I basically agree with this post but want to push back a little bit here:
The problem is not that we don’t know how to prevent power-seeking or instrumental convergence, because we want power-seeking and instrumental convergence. The problem is that we don’t know how to align this power-seeking, how to direct the power towards what we want, rather than having side-effects that we don’t want.
Yes, some level of power-seeking-like behavior is necessary for the AI to do impressive stuff. But I don’t think that means giving up on the idea of limiting power-seeking. One model could look like this: for a given task, some level of power-seeking is necessary (e.g. to build working nanotech, you need to do a bunch of experiments and simulations, which requires physical resources, compute, etc.). But by default, the solution an optimization process would find might do even more power-seeking than that (killing all humans to ensure they don’t intervene, turning the entire earth into computers). This higher level of power-seeking does increase the success probability (e.g. humans interfering is a genuine issue in terms of the goal of building nanotech). But this increase in success probability clearly isn’t necessary from our perspective: if humans try to shut down the AI, we’re fine with the AI letting itself be shut off (we want that, in fact!). So the argument “we want power-seeking” isn’t strong enough to imply “we want arbitrary amounts of power-seeking, and trying to limit it is mis-guided”.
I think of this as two complementary approaches to AI safety:
Aligning more powerful AI system (that seek power in more ways). Roughly value alignment.
Achieving the same tasks with AI systems that are less power-seeking (and are hopefully less risky/easier to align). Roughly corrigibility, trying to find “weak-ish pivotal acts”, …
I see this post as a great write-up for “We need some power-seeking/instrumentally convergent behavior, so AI safety isn’t about avoiding that entirely” (a rock would solve that problem, it doesn’t seek any power).

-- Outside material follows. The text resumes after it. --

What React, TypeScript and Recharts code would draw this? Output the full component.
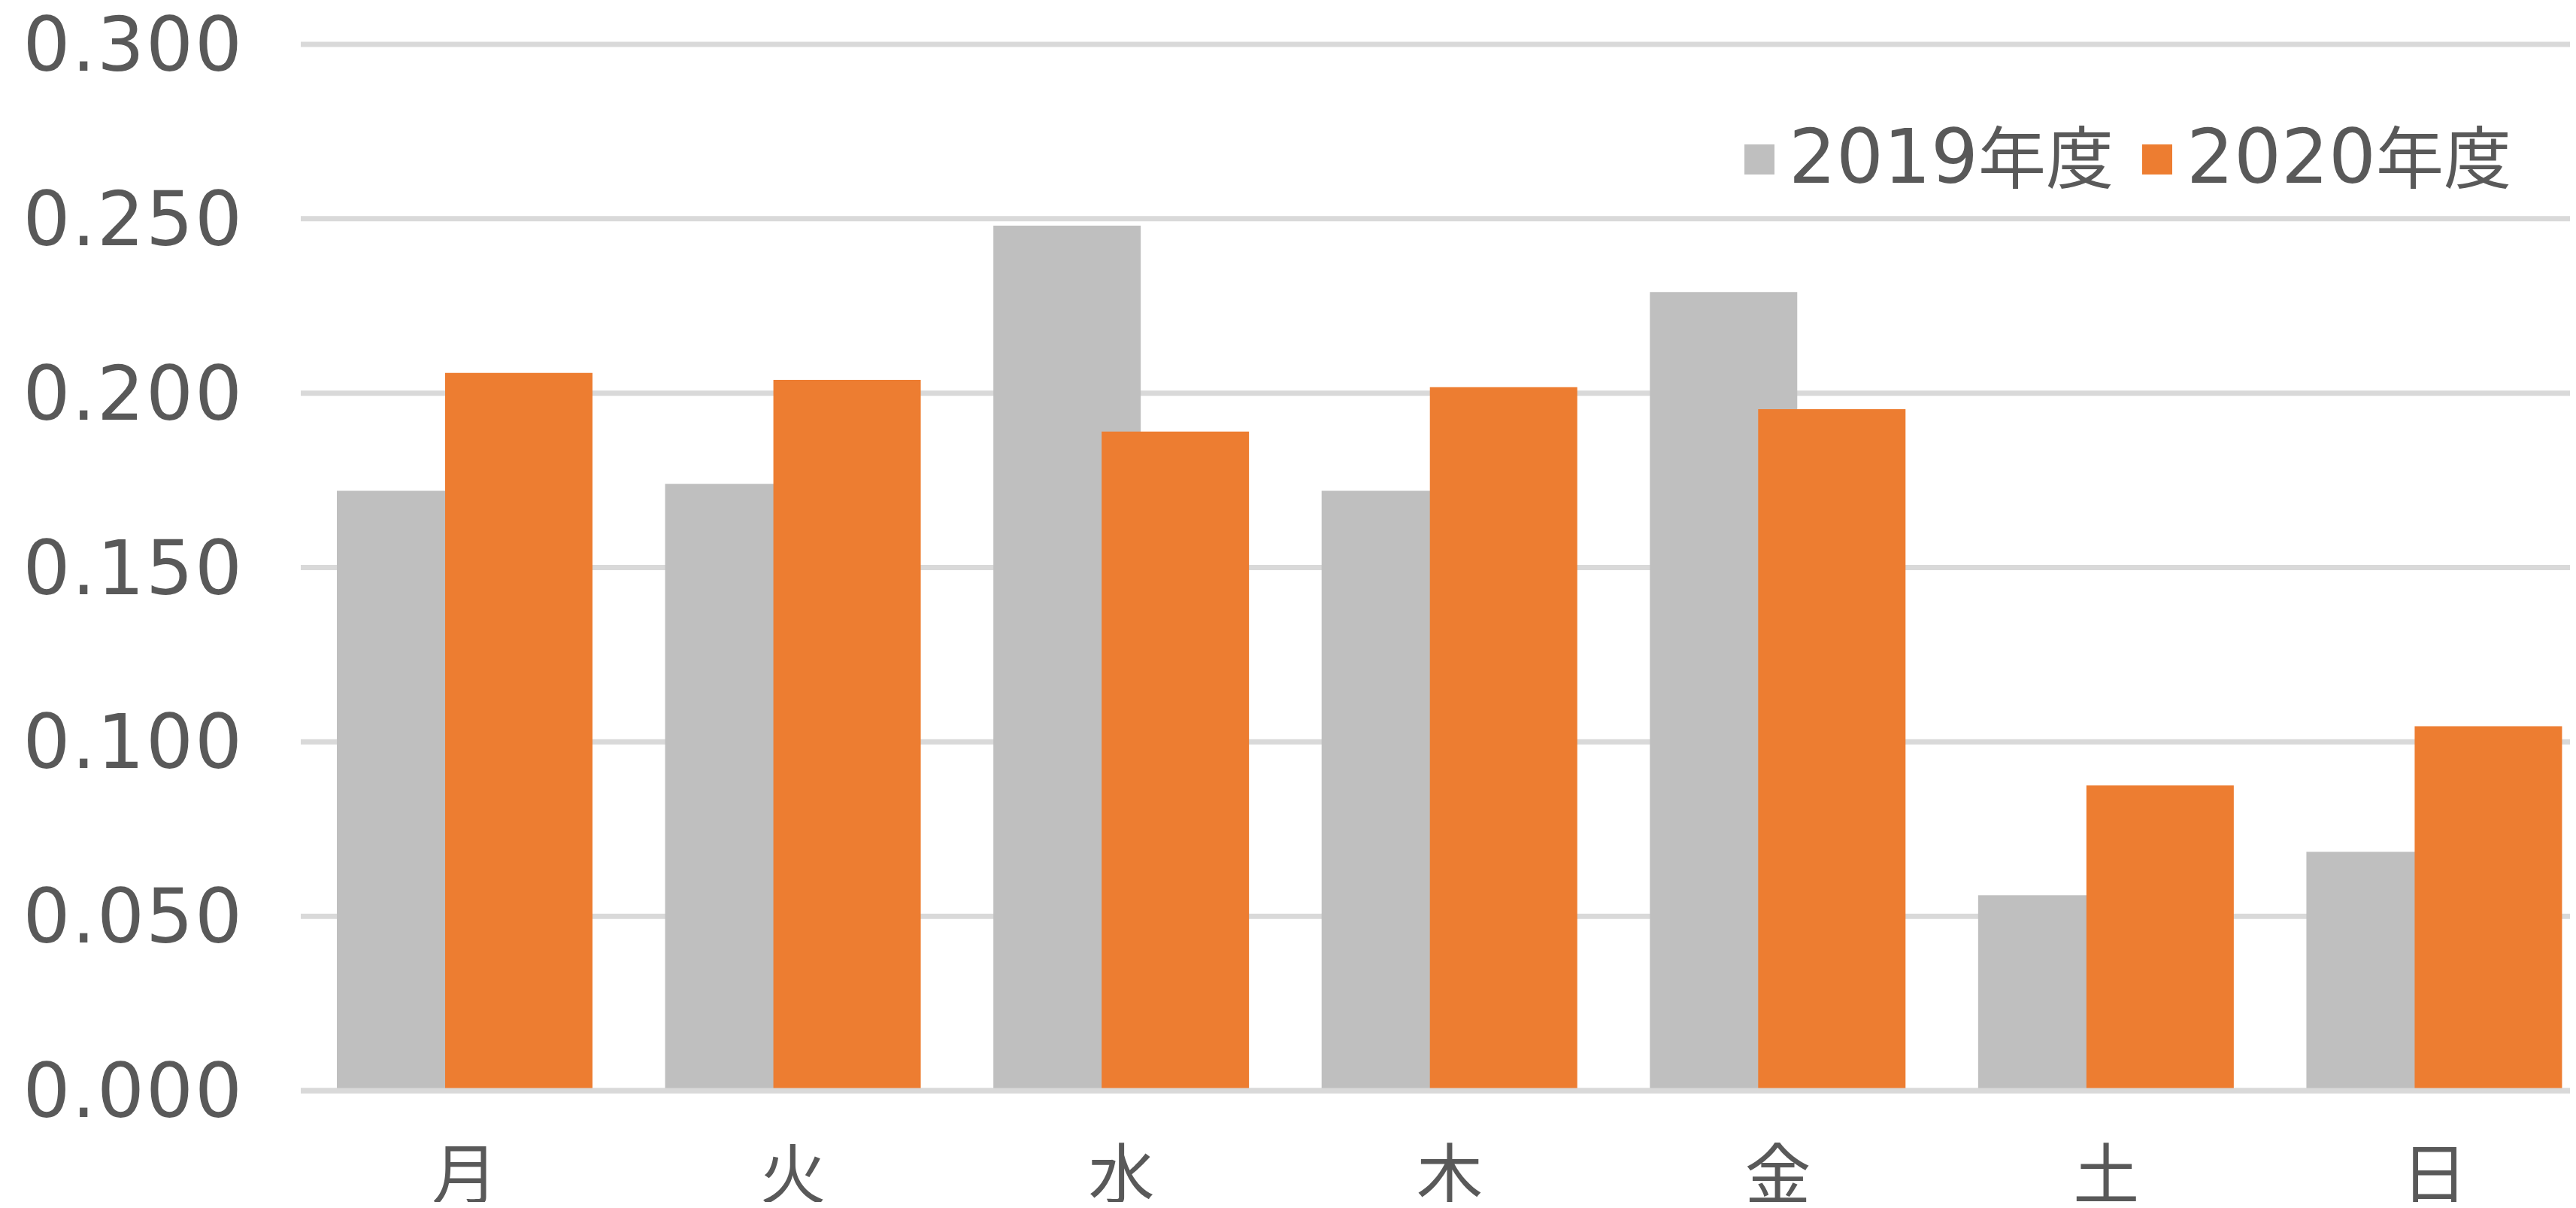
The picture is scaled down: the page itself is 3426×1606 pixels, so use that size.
import React from 'react';
import { BarChart, Bar, XAxis, YAxis, CartesianGrid, Legend, ReferenceLine } from 'recharts';

const days = ['月', '火', '水', '木', '金', '土', '日'];
const fy2019 = [0.172, 0.174, 0.248, 0.172, 0.229, 0.056, 0.0685];
const fy2020 = [0.2058, 0.2038, 0.189, 0.2017, 0.1954, 0.0875, 0.1045];
const seriesNames = ['2019年度', '2020年度'];
const seriesColors = ['#BFBFBF', '#ED7D31'];
const yTicks = [0, 0.05, 0.1, 0.15, 0.2, 0.25, 0.3];

const data = days.map((d, i) => ({ day: d, s2019: fy2019[i], s2020: fy2020[i] }));

const TEXT = '#595959';
const legendX = [20, 549];

const YTick = (props: any) => {
  const { x, y, payload } = props;
  return (
    <text
      x={x}
      y={y}
      dy="0.355em"
      textAnchor="end"
      fill={TEXT}
      fontFamily="DejaVu Sans"
      fontSize={99}
      style={{ letterSpacing: '2px' }}
    >
      {Number(payload.value).toFixed(3)}
    </text>
  );
};

const XTick = (props: any) => {
  const { x, y, payload } = props;
  return (
    <text x={x} y={y} dy="0.71em" textAnchor="middle" fill={TEXT} fontFamily="'Noto Sans CJK JP'" fontSize={88}>
      {payload.value}
    </text>
  );
};

const renderLegend = (props: any) => {
  const payload = props.payload || [];
  return (
    <svg width={1126} height={250} style={{ display: 'block' }}>
      {payload.map((p: any, i: number) => {
        const name = String(p.value);
        const m = name.match(/^(\d+)(.*)$/);
        const num = m ? m[1] : name;
        const rest = m ? m[2] : '';
        return (
          <g key={name}>
            <rect x={legendX[i]} y={92} width={40} height={40} fill={p.color} />
            <text x={legendX[i] + 59} y={143} fill={TEXT} fontFamily="DejaVu Sans" fontSize={99}>
              <tspan>{num}</tspan>
              <tspan fontFamily="'Noto Sans CJK JP'" fontSize={90}>{rest}</tspan>
            </text>
          </g>
        );
      })}
    </svg>
  );
};

export default function App() {
  return (
    <div style={{ margin: '-8px', width: 3426, height: 1606, overflow: 'hidden', background: '#fff', position: 'relative' }}>
      <BarChart
        width={3456}
        height={1606}
        data={data}
        margin={{ top: 59, right: 0, bottom: 0, left: 0 }}
        barGap={-52}
      >
        <CartesianGrid vertical={false} stroke="#D9D9D9" strokeWidth={7} />
        <XAxis
          dataKey="day"
          height={156}
          axisLine={false}
          tickLine={false}
          tickSize={0}
          tickMargin={81}
          tick={<XTick />}
          interval={0}
        />
        <YAxis
          type="number"
          domain={[0, 0.3]}
          ticks={yTicks}
          width={400}
          axisLine={false}
          tickLine={false}
          tickSize={0}
          tickMargin={76}
          tick={<YTick />}
          interval={0}
        />
        <Legend
          layout="horizontal"
          verticalAlign="middle"
          align="center"
          content={renderLegend}
          wrapperStyle={{ top: 100, left: 2300, width: 1126, height: 250 }}
        />
        <Bar dataKey="s2019" name={seriesNames[0]} fill={seriesColors[0]} barSize={196} isAnimationActive={false} />
        <Bar dataKey="s2020" name={seriesNames[1]} fill={seriesColors[1]} barSize={196} isAnimationActive={false} />
        <ReferenceLine y={0} stroke="#D9D9D9" strokeWidth={7} />
      </BarChart>
    </div>
  );
}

I just want to add that my best guess is we’ll want to do some mix of 1. and 2. above, not just 1. (or at least, we should currently pursuer both strategies, because it’s unclear how tractable each one is).

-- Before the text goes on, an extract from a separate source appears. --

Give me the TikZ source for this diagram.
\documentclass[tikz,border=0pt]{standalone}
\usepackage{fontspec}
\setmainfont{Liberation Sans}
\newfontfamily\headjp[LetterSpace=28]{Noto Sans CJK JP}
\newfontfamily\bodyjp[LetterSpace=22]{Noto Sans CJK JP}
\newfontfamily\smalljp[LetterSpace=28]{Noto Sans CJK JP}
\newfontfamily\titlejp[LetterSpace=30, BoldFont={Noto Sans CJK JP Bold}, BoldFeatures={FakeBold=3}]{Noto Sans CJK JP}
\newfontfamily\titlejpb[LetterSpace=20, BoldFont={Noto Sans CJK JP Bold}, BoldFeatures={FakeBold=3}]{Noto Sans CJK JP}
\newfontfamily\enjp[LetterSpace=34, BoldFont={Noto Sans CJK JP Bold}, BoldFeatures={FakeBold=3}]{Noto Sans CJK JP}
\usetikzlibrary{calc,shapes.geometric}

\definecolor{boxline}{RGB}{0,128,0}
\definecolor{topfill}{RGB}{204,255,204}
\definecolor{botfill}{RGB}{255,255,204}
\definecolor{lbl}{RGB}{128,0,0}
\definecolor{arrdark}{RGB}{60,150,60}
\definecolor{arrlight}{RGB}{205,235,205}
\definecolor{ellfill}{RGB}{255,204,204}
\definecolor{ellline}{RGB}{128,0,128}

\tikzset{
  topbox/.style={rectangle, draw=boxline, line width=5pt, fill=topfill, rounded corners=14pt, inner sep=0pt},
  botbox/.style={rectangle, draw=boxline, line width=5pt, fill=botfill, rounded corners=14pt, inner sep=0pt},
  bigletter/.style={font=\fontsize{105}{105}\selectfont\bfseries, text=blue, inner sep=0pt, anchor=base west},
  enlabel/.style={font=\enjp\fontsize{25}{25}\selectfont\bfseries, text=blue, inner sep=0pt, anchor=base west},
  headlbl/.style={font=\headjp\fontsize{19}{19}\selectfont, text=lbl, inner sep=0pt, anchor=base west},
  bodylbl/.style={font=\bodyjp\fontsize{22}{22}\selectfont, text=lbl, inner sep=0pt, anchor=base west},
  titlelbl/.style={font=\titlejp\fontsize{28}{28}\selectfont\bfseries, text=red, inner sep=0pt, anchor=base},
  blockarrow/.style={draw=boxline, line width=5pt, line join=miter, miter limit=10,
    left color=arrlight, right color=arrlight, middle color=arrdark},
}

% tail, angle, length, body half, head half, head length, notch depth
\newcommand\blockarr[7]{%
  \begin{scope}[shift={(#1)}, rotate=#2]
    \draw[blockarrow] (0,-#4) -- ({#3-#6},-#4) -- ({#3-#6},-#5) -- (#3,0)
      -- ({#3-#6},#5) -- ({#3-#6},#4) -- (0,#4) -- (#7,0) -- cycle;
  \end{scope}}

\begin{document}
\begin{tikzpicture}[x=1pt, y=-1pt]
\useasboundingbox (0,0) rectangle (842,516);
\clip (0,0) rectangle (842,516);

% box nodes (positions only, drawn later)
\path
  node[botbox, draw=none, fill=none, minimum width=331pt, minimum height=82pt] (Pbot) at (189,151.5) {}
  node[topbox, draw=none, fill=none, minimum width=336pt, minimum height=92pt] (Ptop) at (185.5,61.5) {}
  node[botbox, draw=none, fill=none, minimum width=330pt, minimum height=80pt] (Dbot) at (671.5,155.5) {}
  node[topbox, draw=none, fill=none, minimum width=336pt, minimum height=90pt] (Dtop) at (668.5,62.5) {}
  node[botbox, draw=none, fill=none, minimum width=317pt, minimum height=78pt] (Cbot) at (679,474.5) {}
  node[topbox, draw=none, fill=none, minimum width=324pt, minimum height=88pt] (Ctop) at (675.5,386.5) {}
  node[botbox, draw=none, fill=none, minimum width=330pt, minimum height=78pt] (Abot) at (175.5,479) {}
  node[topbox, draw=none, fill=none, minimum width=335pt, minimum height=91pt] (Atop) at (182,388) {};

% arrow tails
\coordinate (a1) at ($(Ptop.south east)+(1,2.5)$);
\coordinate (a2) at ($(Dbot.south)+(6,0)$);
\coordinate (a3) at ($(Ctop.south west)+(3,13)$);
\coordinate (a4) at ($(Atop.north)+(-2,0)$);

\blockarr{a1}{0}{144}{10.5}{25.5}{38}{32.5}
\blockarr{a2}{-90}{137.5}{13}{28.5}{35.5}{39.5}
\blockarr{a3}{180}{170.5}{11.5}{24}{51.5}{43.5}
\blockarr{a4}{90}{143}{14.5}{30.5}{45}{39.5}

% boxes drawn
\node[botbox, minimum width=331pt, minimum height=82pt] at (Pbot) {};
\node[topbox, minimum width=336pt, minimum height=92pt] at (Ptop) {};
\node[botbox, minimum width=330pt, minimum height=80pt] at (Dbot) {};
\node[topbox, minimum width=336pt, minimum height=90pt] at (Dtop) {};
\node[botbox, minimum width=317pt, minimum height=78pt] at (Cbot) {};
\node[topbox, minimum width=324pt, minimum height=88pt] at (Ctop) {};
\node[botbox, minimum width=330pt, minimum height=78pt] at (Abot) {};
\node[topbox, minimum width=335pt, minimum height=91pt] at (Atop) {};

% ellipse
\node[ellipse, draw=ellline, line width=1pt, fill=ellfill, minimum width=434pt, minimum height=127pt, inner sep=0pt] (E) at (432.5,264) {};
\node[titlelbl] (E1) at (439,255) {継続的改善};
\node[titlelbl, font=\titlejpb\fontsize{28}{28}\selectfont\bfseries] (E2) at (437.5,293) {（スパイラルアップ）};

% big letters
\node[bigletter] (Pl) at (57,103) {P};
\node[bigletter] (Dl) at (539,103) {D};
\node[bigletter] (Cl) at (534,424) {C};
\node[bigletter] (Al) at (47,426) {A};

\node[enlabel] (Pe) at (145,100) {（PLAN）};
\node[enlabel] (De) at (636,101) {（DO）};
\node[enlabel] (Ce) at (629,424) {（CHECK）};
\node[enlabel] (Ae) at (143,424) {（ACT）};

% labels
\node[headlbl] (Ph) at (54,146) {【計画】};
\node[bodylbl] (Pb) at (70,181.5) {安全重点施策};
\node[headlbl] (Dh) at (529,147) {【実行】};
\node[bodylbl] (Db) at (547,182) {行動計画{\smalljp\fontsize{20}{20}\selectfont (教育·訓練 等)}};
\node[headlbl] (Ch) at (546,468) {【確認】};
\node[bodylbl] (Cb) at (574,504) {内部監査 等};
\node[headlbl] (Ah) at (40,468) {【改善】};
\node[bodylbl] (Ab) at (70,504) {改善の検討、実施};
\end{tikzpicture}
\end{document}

Even if the effect of it is “limiting power-seeking”, I suspect this to be a poor frame for actually coming up with a solution, because this is defined purely in the negative, and not even in the negative of something we want to avoid, but instead in the negative of something we often want to achieve. Rather, one should come to understand what kind of power seeking we want to limit.

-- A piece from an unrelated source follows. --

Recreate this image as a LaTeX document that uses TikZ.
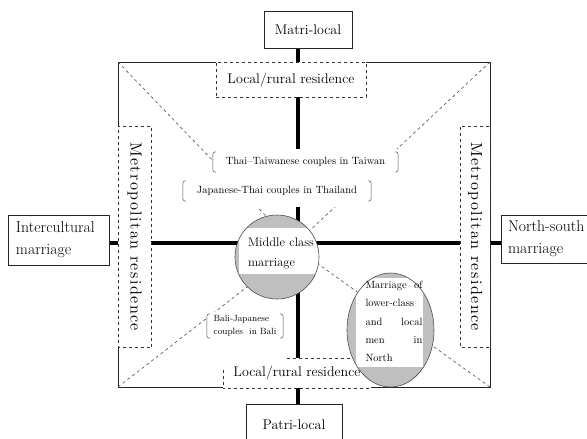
\documentclass[tikz,border=0pt]{standalone}
\usepackage{fontspec}
\newfontfamily\metrofam{lmroman10-regular.otf}[LetterSpace=9]
\usetikzlibrary{shapes.geometric,backgrounds}

\begin{document}
\begin{tikzpicture}[
x=1pt, y=-1pt,
every node/.style={inner sep=0pt},
solidbox/.style={rectangle, draw=black!85, line width=0.7pt, fill=white},
dashbox/.style={rectangle, draw=black!80, dashed, line width=0.6pt, fill=white},
coverbox/.style={rectangle, fill=white},
bigfont/.style={font=\fontsize{14}{22}\selectfont},
sidefont/.style={font=\fontsize{15.7}{22}\selectfont},
localfont/.style={font=\fontsize{14}{15}\selectfont},
metrofont/.style={font=\metrofam\fontsize{16}{18}\selectfont},
midfont/.style={font=\fontsize{12.5}{20}\selectfont},
ellfont/.style={font=\fontsize{10.5}{18.3}\selectfont},
smallfont/.style={font=\fontsize{10.5}{13}\selectfont},
balifont/.style={font=\fontsize{9}{13}\selectfont},
middlecirc/.style={circle, draw=black!70, line width=0.6pt, fill=gray!50, minimum size=84,
  path picture={\fill[white] ([xshift=-38pt,yshift=29pt]path picture bounding box.center)
  rectangle ([xshift=43pt,yshift=-17pt]path picture bounding box.center);}},
lowerell/.style={ellipse, draw=black!70, line width=0.6pt, fill=gray!50, minimum width=87, minimum height=114,
  path picture={\fill[white] ([xshift=-34.5pt,yshift=52pt]path picture bounding box.center)
  rectangle ([xshift=32.5pt,yshift=-37pt]path picture bounding box.center);}},
axisline/.style={line width=3.5pt},
frame/.style={line width=0.8pt, black!85},
diag/.style={line width=0.6pt, black!70, dash pattern=on 3pt off 3pt},
edge/.style={line width=0.6pt, black!80, dashed},
bracket/.style={line width=0.5pt, black!70, rounded corners=2.5pt}]

\useasboundingbox (0,0) rectangle (587,439);

\coordinate (nw) at (118,62);
\coordinate (ne) at (490,62);
\coordinate (sw) at (118,387);
\coordinate (se) at (490,387);
\coordinate (axis) at (298,0);
\coordinate (hline) at (0,243);

% outer boxes
\node[solidbox, bigfont, minimum width=88, minimum height=37] (matri) at (308,29.5) {Matri-local};
\node[solidbox, bigfont, minimum width=96, minimum height=42] (patri) at (294,425) {Patri-local};
\node[solidbox, sidefont, minimum width=101, minimum height=50, text width=85, align=left] (intercultural) at (58.5,240) {Intercultural\\marriage};
\node[solidbox, sidefont, minimum width=92, minimum height=48, text width=78, align=left] (northsouth) at (547,239) {North-south\\marriage};

% residence boxes
\node[dashbox, localfont, minimum width=150, minimum height=35] (toplocal) at (291,79.5) {Local/rural residence};
\node[dashbox, metrofont, rotate=-90, minimum width=221, minimum height=33] (metroL) at (134.5,236.5) {Metropolitan residence};
\node[dashbox, metrofont, rotate=-90, minimum width=221, minimum height=30] (metroR) at (475,236.5) {Metropolitan residence};
\node[coverbox, localfont, minimum width=148, minimum height=30] (lowlocal) at (297,373) {Local/rural residence};
\draw[edge] ([yshift=-12pt]lowlocal.north west) -- (lowlocal.south west) -- (lowlocal.south east);
\draw[edge] ([xshift=64pt]lowlocal.north west) -- (lowlocal.north east);

% couples
\node[coverbox, smallfont, minimum width=185, minimum height=26] (taiwan) at (305.5,162) {Thai--Taiwanese couples in Taiwan};
\node[coverbox, smallfont, minimum width=188, minimum height=32] (thailand) at (277,191) {Japanese-Thai couples in Thailand};
\node[coverbox, balifont, minimum width=76, minimum height=28, align=left] (bali) at (245,326) {Bali-Japanese\\couples\ \ in Bali};
\draw[bracket] ([xshift=3pt,yshift=-3pt]taiwan.north west) -- ([yshift=-3pt]taiwan.north west) -- ([yshift=3pt]taiwan.south west) -- ([xshift=3pt,yshift=3pt]taiwan.south west);
\draw[bracket] ([xshift=-3pt,yshift=-3pt]taiwan.north east) -- ([yshift=-3pt]taiwan.north east) -- ([yshift=3pt]taiwan.south east) -- ([xshift=-3pt,yshift=3pt]taiwan.south east);
\draw[bracket] ([xshift=3pt,yshift=-6pt]thailand.north west) -- ([yshift=-6pt]thailand.north west) -- ([yshift=6pt]thailand.south west) -- ([xshift=3pt,yshift=6pt]thailand.south west);
\draw[bracket] ([xshift=-3pt,yshift=-6pt]thailand.north east) -- ([yshift=-6pt]thailand.north east) -- ([yshift=6pt]thailand.south east) -- ([xshift=-3pt,yshift=6pt]thailand.south east);
\draw[bracket] ([xshift=3pt,yshift=-2pt]bali.north west) -- ([yshift=-2pt]bali.north west) -- ([yshift=2pt]bali.south west) -- ([xshift=3pt,yshift=2pt]bali.south west);
\draw[bracket] ([xshift=-3pt,yshift=-2pt]bali.north east) -- ([yshift=-2pt]bali.north east) -- ([yshift=2pt]bali.south east) -- ([xshift=-3pt,yshift=2pt]bali.south east);

% marriage types
\node[middlecirc] (middle) at (277,257) {};
\node[midfont, text width=66, align=left] (middletxt) at (281,253) {Middle\hfill class\\marriage};
\node[lowerell] (lower) at (390.5,330) {};
\node[ellfont, text width=57, align=left] (lowertxt) at (394,321.5) {Marriage\hfill of\\lower-class\\and\hfill local\\men\hfill in\\North};

\begin{scope}[on background layer]
\draw[frame] (nw) rectangle (se);
\draw[diag] (nw) -- (middle.105);
\draw[diag] (ne) -- (middle.39);
\draw[diag] (sw) -- (middle.225);
\draw[diag] (se) -- (middle.-10);
\draw[axisline] (matri.south -| axis) -- (patri.north -| axis);
\draw[axisline] (intercultural.east |- hline) -- (northsouth.west |- hline);
\end{scope}
\end{tikzpicture}
\end{document}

Corrigibility does not necessarily mean limiting power-seeking much. You could have an AI that is corrigible not because it doesn’t accumulate a bunch of resources and build up powerful infrastructure, but instead because it voluntarily avoids using this infrastructure against the people it tries to be corrigible to.
I basically agree with this post but want to push back a little bit here:
Yes, some level of power-seeking-like behavior is necessary for the AI to do impressive stuff. But I don’t think that means giving up on the idea of limiting power-seeking. One model could look like this: for a given task, some level of power-seeking is necessary (e.g. to build working nanotech, you need to do a bunch of experiments and simulations, which requires physical resources, compute, etc.). But by default, the solution an optimization process would find might do even more power-seeking than that (killing all humans to ensure they don’t intervene, turning the entire earth into computers). This higher level of power-seeking does increase the success probability (e.g. humans interfering is a genuine issue in terms of the goal of building nanotech). But this increase in success probability clearly isn’t necessary from our perspective: if humans try to shut down the AI, we’re fine with the AI letting itself be shut off (we want that, in fact!). So the argument “we want power-seeking” isn’t strong enough to imply “we want arbitrary amounts of power-seeking, and trying to limit it is mis-guided”.
I think of this as two complementary approaches to AI safety:
Aligning more powerful AI system (that seek power in more ways). Roughly value alignment.
Achieving the same tasks with AI systems that are less power-seeking (and are hopefully less risky/easier to align). Roughly corrigibility, trying to find “weak-ish pivotal acts”, …
I see this post as a great write-up for “We need some power-seeking/instrumentally convergent behavior, so AI safety isn’t about avoiding that entirely” (a rock would solve that problem, it doesn’t seek any power). I just want to add that my best guess is we’ll want to do some mix of 1. and 2. above, not just 1. (or at least, we should currently pursuer both strategies, because it’s unclear how tractable each one is).
I don’t totally disagree, but two points:
Even if the effect of it is “limiting power-seeking”, I suspect this to be a poor frame for actually coming up with a solution, because this is defined purely in the negative, and not even in the negative of something we want to avoid, but instead in the negative of something we often want to achieve. Rather, one should come to understand what kind of power seeking we want to limit.
Corrigibility does not necessarily mean limiting power-seeking much. You could have an AI that is corrigible not because it doesn’t accumulate a bunch of resources and build up powerful infrastructure, but instead because it voluntarily avoids using this infrastructure against the people it tries to be corrigible to.